Quotes of the year

Choice words from our silver-tongued sources

By NUNATSIAQ NEWS

“I’ve always maintained that Iqaluit people think the western boundary of Nunavut is the airport runway in Iqaluit.”
— Charlie Lyall, president of the Kitikmeot Corp, commenting on how Nunavut’s Iqaluit-centred government ignores the Kitikmeot region.

“We create Inuit organizations with humongous operational costs and they’re just above our heads up there, they’re not really at the ground level. Our communities are craving for control and yet there’s no real mechanism to give them that control. You have hamlet councils, but their focus is narrow. There’s really no ground support for people in a holistic way. I think aboriginal government, Inuit government, hasn’t really happened with the land claim.”
— Abe Tagalik on why men are being left behind in Nunavut.

“People wanted to kill this race and they did.”
— Tom Braggard commenting on last year’s Nunavut Snow Challenge, and Nunavut Productions’ broken dream of airing the race on The Sports Network for a second time.

“Number one, it’s hard to explain.
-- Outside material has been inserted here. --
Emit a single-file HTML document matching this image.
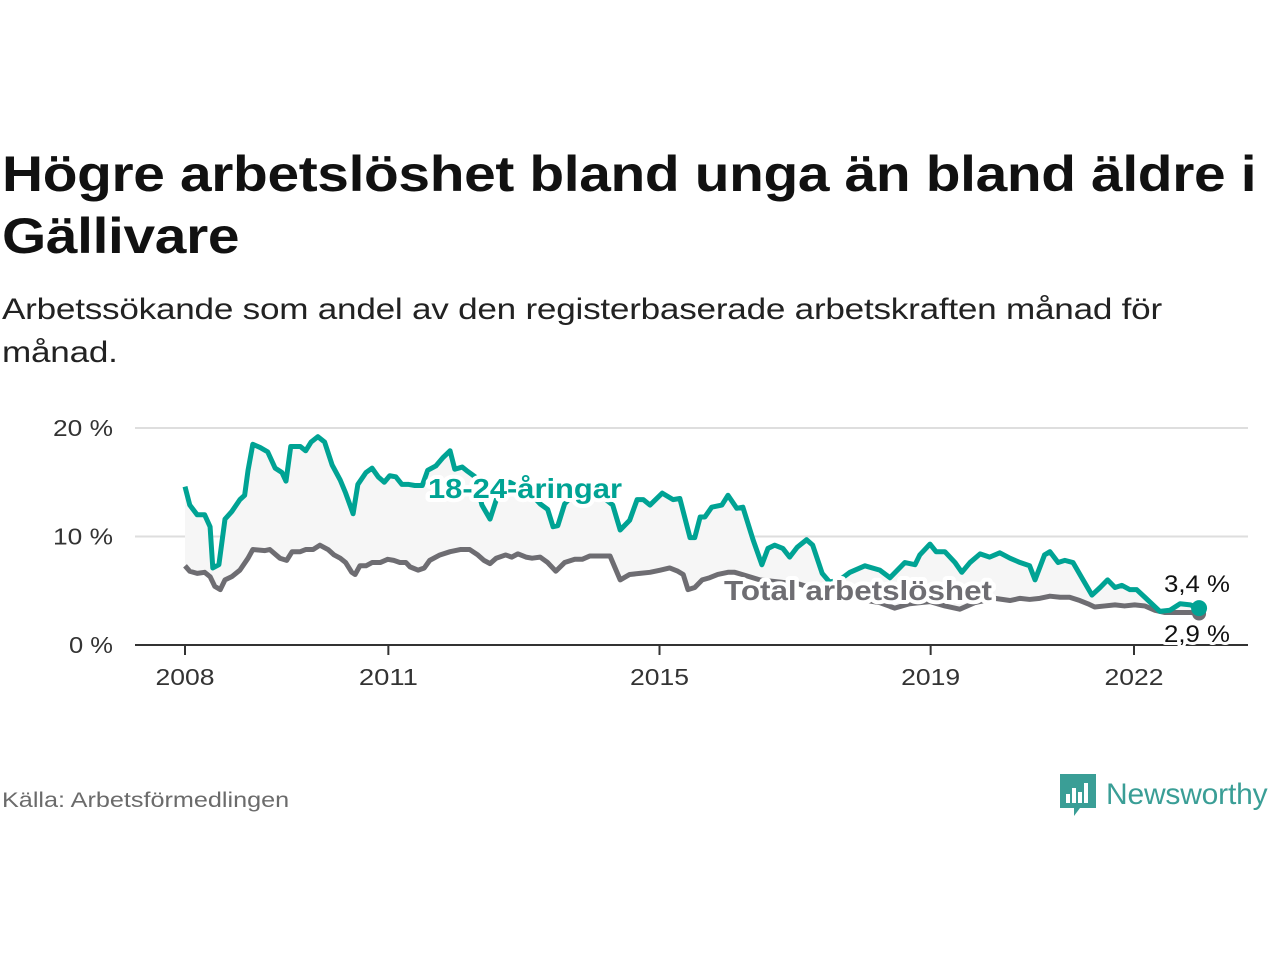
<!DOCTYPE html>
<html><head><meta charset="utf-8"><style>
body{margin:0;width:1280px;height:960px;background:#fff;font-family:"Liberation Sans",sans-serif;position:relative;overflow:hidden;color:#111}
.t{position:absolute;left:2px;top:143px;font-size:50px;font-weight:bold;line-height:62px;color:#111;letter-spacing:-0.3px;transform:scaleX(1.137);transform-origin:0 0;white-space:nowrap}
.s{position:absolute;left:2px;top:288px;font-size:30px;line-height:43px;color:#222;letter-spacing:-0.2px;transform:scaleX(1.17);transform-origin:0 0;white-space:nowrap}
.src{position:absolute;left:2px;top:789px;font-size:21px;color:#6b6b6b;transform:scaleX(1.2);transform-origin:0 0;white-space:nowrap}
.logo{position:absolute;left:1060px;top:774px;display:flex;align-items:center}
</style></head><body>
<div class="t">Högre arbetslöshet bland unga än bland äldre i<br>Gällivare</div>
<div class="s">Arbetssökande som andel av den registerbaserade arbetskraften månad för<br>månad.</div>
<svg id="chart" style="position:absolute;left:0;top:0" width="1280" height="960"></svg>
<div class="src">Källa: Arbetsförmedlingen</div>
<div class="logo">
<svg width="36" height="42" viewBox="0 0 36 42"><path d="M0 0H36V34H20L14 42V34H0Z" fill="#3a9e96"/><rect x="6" y="20" width="4" height="9" fill="#fff"/><rect x="12" y="14" width="4" height="15" fill="#fff"/><rect x="18" y="18" width="4" height="11" fill="#fff"/><rect x="24" y="9" width="4" height="20" fill="#fff"/></svg>
<span style="font-size:30px;color:#3a9e96;margin-left:10px;letter-spacing:-0.2px">Newsworthy</span></div>
<script>
const youthDates=[2008.00,2008.07,2008.18,2008.29,2008.37,2008.41,2008.50,2008.59,2008.69,2008.81,2008.88,2008.93,2009.00,2009.11,2009.22,2009.33,2009.43,2009.49,2009.56,2009.70,2009.78,2009.86,2009.96,2010.06,2010.17,2010.29,2010.37,2010.48,2010.55,2010.67,2010.76,2010.85,2010.94,2011.02,2011.11,2011.20,2011.30,2011.39,2011.50,2011.58,2011.70,2011.81,2011.91,2011.98,2012.09,2012.17,2012.28,2012.38,2012.50,2012.65,2012.79,2012.94,2013.09,2013.24,2013.35,2013.43,2013.50,2013.60,2013.75,2013.97,2014.19,2014.31,2014.42,2014.56,2014.67,2014.76,2014.86,2015.04,2015.20,2015.30,2015.45,2015.52,2015.60,2015.67,2015.77,2015.92,2016.01,2016.14,2016.23,2016.38,2016.51,2016.60,2016.70,2016.82,2016.92,2017.03,2017.17,2017.26,2017.40,2017.51,2017.66,2017.81,2018.03,2018.25,2018.40,2018.62,2018.77,2018.84,2018.99,2019.08,2019.21,2019.36,2019.46,2019.58,2019.73,2019.87,2020.02,2020.17,2020.32,2020.46,2020.54,2020.68,2020.76,2020.88,2020.98,2021.10,2021.23,2021.38,2021.50,2021.61,2021.72,2021.82,2021.94,2022.04,2022.16,2022.38,2022.53,2022.68,2022.83,2022.96];
const youthValues=[14.6,12.9,12.0,12.0,10.9,7.1,7.4,11.6,12.3,13.4,13.8,16.1,18.5,18.2,17.8,16.3,15.9,15.1,18.3,18.3,17.9,18.7,19.2,18.7,16.6,15.2,14.0,12.1,14.8,15.9,16.3,15.5,15.0,15.6,15.5,14.8,14.8,14.7,14.7,16.1,16.5,17.3,17.9,16.2,16.4,16.0,15.5,12.9,11.6,14.5,15.0,14.5,14.0,13.0,12.5,10.9,11.0,13.0,14.0,14.0,13.5,12.9,10.6,11.5,13.4,13.4,12.9,14.0,13.4,13.5,9.9,9.9,11.8,11.8,12.7,12.9,13.8,12.6,12.7,9.7,7.4,8.9,9.2,8.9,8.1,9.0,9.7,9.2,6.6,5.8,6.0,6.7,7.3,6.9,6.2,7.6,7.4,8.3,9.3,8.6,8.6,7.6,6.7,7.6,8.4,8.1,8.5,8.0,7.6,7.3,6.0,8.3,8.6,7.6,7.8,7.6,6.2,4.6,5.3,6.0,5.3,5.5,5.1,5.1,4.4,3.1,3.2,3.8,3.7,3.4];
const totalDates=[2008.00,2008.07,2008.18,2008.29,2008.37,2008.44,2008.52,2008.59,2008.69,2008.81,2008.93,2009.00,2009.18,2009.25,2009.40,2009.50,2009.58,2009.70,2009.78,2009.89,2009.99,2010.11,2010.20,2010.29,2010.37,2010.46,2010.51,2010.58,2010.67,2010.76,2010.88,2010.99,2011.08,2011.17,2011.26,2011.32,2011.44,2011.53,2011.61,2011.76,2011.91,2012.06,2012.20,2012.32,2012.41,2012.50,2012.59,2012.73,2012.82,2012.91,2013.03,2013.12,2013.24,2013.35,2013.47,2013.60,2013.75,2013.86,2013.97,2014.12,2014.27,2014.42,2014.56,2014.71,2014.86,2015.01,2015.15,2015.27,2015.35,2015.42,2015.52,2015.63,2015.74,2015.86,2016.01,2016.11,2016.22,2016.48,2016.78,2017.07,2017.37,2017.66,2017.96,2018.25,2018.47,2018.69,2018.99,2019.21,2019.43,2019.65,2019.95,2020.17,2020.32,2020.46,2020.61,2020.76,2020.91,2021.05,2021.20,2021.32,2021.42,2021.57,2021.72,2021.86,2022.01,2022.16,2022.31,2022.45,2022.68,2022.83,2022.96];
const totalValues=[7.3,6.8,6.6,6.7,6.3,5.4,5.1,6.0,6.3,6.9,8.0,8.8,8.7,8.8,8.0,7.8,8.6,8.6,8.8,8.8,9.2,8.8,8.3,8.0,7.6,6.7,6.5,7.3,7.3,7.6,7.6,7.9,7.8,7.6,7.6,7.2,6.9,7.1,7.8,8.3,8.6,8.8,8.8,8.3,7.8,7.5,8.0,8.3,8.1,8.4,8.1,8.0,8.1,7.6,6.8,7.6,7.9,7.9,8.2,8.2,8.2,6.0,6.5,6.6,6.7,6.9,7.1,6.8,6.5,5.1,5.3,6.0,6.2,6.5,6.7,6.7,6.5,6.0,5.8,5.6,5.0,4.6,4.2,3.9,3.4,3.8,4.0,3.6,3.3,3.9,4.3,4.1,4.3,4.2,4.3,4.5,4.4,4.4,4.1,3.8,3.5,3.6,3.7,3.6,3.7,3.6,3.2,3.0,3.0,3.0,2.9];
const xTicks=[2008,2011,2015,2019,2022];
const yTicks=[0,10,20];
const yTickLabels=["0 %","10 %","20 %"];
const svg=document.getElementById('chart');const NS='http://www.w3.org/2000/svg';
const X=y=>185+(y-2008)*(1134-185)/14;
const Y=v=>645-v*10.85;
function mk(t,a,p){const e=document.createElementNS(NS,t);for(const k in a)e.setAttribute(k,a[k]);(p||svg).appendChild(e);return e;}
yTicks.forEach((v,i)=>{
 if(v>0){const g=mk('line',{x1:135,x2:1248,y1:Y(v),y2:Y(v),stroke:'#dedede','stroke-width':2});
 
 }
 const t=mk('text',{x:113,y:Y(v)+8,'text-anchor':'end','font-size':23,fill:'#333',textLength:v>0?60:44,lengthAdjust:'spacingAndGlyphs'});t.textContent=yTickLabels[i];
 
 
});
let d='M'+youthDates.map((x,i)=>X(x)+','+Y(youthValues[i])).join('L');
for(let i=totalDates.length-1;i>=0;i--)d+='L'+X(totalDates[i])+','+Y(totalValues[i]);
const area=mk('path',{d:d+'Z',fill:'#f6f6f6'});


const ax=mk('line',{x1:135,x2:1248,y1:645,y2:645,stroke:'#333','stroke-width':2});


xTicks.forEach(v=>{mk('line',{x1:X(v),x2:X(v),y1:645,y2:655,stroke:'#333','stroke-width':2});
 const t=mk('text',{x:X(v),y:685,'text-anchor':'middle','font-size':23,fill:'#333',textLength:59,lengthAdjust:'spacingAndGlyphs'});t.textContent=v;
 
 });
function line(ds,vs,c,name){const p=mk('path',{d:'M'+ds.map((x,i)=>X(x)+','+Y(vs[i])).join('L'),fill:'none',stroke:c,'stroke-width':5,'stroke-linejoin':'round'});
 
 }
line(totalDates,totalValues,'#6e6d72','total-line');
line(youthDates,youthValues,'#00a394','youth-line');
const n1=youthDates.length-1,n2=totalDates.length-1;
const d2=mk('circle',{cx:X(totalDates[n2]),cy:Y(totalValues[n2]),r:7,fill:'#6e6d72'});


const d1=mk('circle',{cx:X(youthDates[n1]),cy:Y(youthValues[n1]),r:8,fill:'#00a394'});


function lab(x,y,txt,c,name,anchor,bold,len){const a={x:x,y:y,'font-size':bold?28:24,'font-weight':bold?'bold':'normal','text-anchor':anchor||'start',fill:c,stroke:'#fff','stroke-width':bold?8:6,'paint-order':'stroke','stroke-linejoin':'round',textLength:len,lengthAdjust:'spacingAndGlyphs'};
 const t=mk('text',a);t.textContent=txt;
 
 }
lab(428,498,'18-24-åringar','#00a394','youth-series-label','start',true,194);
lab(724,600,'Total arbetslöshet','#6e6d72','total-series-label','start',true,268);
lab(1230,592,(youthValues[n1]+'').replace('.',',')+' %','#111','youth-end-value','end',false,66);
lab(1230,642,(totalValues[n2]+'').replace('.',',')+' %','#111','total-end-value','end',false,66);
</script>
</body></html>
Number two, no one can understand it. Number three, it doesn’t make any sense.”
— Education Minister Ed Picco on the Government of Nunavut’s reasons for getting rid of a school funding formula that was phased out this past April and replaced with a new one.

“I think drugs and alcohol are a problem because they’re so expensive. On the radio in Igloolik, you hear people selling a TV for $30 just to get a gram of marijuana.”
— High school student Sandi Vincent in a meeting with the Canadian Centre on Substance Abuse.
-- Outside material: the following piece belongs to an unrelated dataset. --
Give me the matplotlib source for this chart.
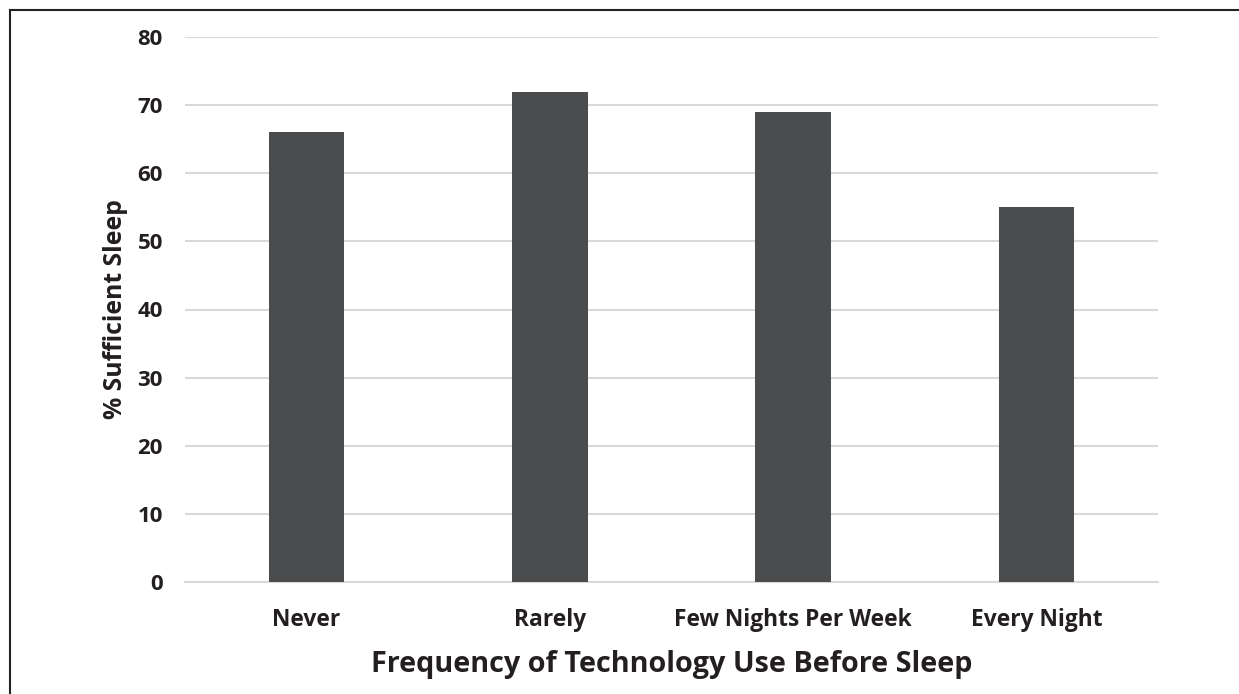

“What’s next? Beer gardens for day care?”
— Iqaluit councilor Glen Williams on whether the city should allow a beer garden to raise money for a soup kitchen in Iqaluit.

“A lot of people in the communities are not too sure of what the government does.”
— Uqqummiut MLA James Arreak, in the legislative assembly on March 4, 2005.

“Of course, we understand how it feels when there’s a disaster or tragedy.”
— Maggie Emudluk, who was mayor of Kangiqsualujjuaq when an avalanche devastated her community on Jan. 1, 1999, commenting on the outpouring of support for Asian tsunami victims that swept Nunavik and Nunavut last January.

“You can count on them to make the wrong decision. Their first impulse is to make the wrong decision because they don’t think through the problem first.”
— A Nunavik doctor commenting on the beleaguered Inuulitsivik Heath Board and their continuing problems.

“We’ve got people living in these million dollar mansions, with big bank accounts and traveling all over and not helping us at all with the social problems. So we’re left holding the bag, trying to explain to the families and the communities what’s going on. With our limited resources, drugs and alcohol have caused us a lot of problems.”
— Brian Jones, KRPF police chief, at a press conference announcing the arrest of 42 suspected drug traffickers in Nunavut, Nunavik and Montreal.

“We’re already calling it Nunavimmiut Aquvinnga and later we’ll worry about what they’re going to call it in English and French.”
— Nunavik’s chief negotiator, Minnie Grey, about the agreement-in-principle for self-government in Nunavik.

“We’re the Third World. We’re a different country, and we have sub-standard resources. It’s like another country.”
— A resident of Kangirsuk bemoans her community’s deteriorating social conditions.

“This has really offensively pissed me off.”
— Norm Cohen of Igloolik Isuma Productions on his company’s long wait for funding from Nunavut Film. Igloolik Isuma Productions effectively closed its Igloolik office in March, when a labour rebate was late in arriving from the GN’s Department of Economic Development.

“The Arctic is part of Canada. This is our territory and we are going to occupy it the way we do in the South.”
— Prime Minister Paul Martin, speaking at the UN Climate Change Conference this past December.

“The GN considers staff accommodations a privilege, and not a right or benefit of employment.”
— The GN’s new staff housing policy, which attempts to move the staff housing system to market-based rents.

“If you’re running a jail for the Department of Corrections, you’re supposed to be setting an example at that level. People in those positions should set an example: if they aren’t going to, they should pay the price for their mistakes.”
— A Kugluktuk resident comments on assault charges laid against Helen Laroque, the former head of a new correctional healing centre in Kugluktuk.

“It doesn’t pass the smell test.”
— NDP member of Parliament Peter Stoffer, commenting on the Baffin Fisheries Coalition, its relationship with Nataaqnaq Fisheries and the Nunavut Wildlife Management Board, and their handling of turbot quota in northern Davis Strait since 2002.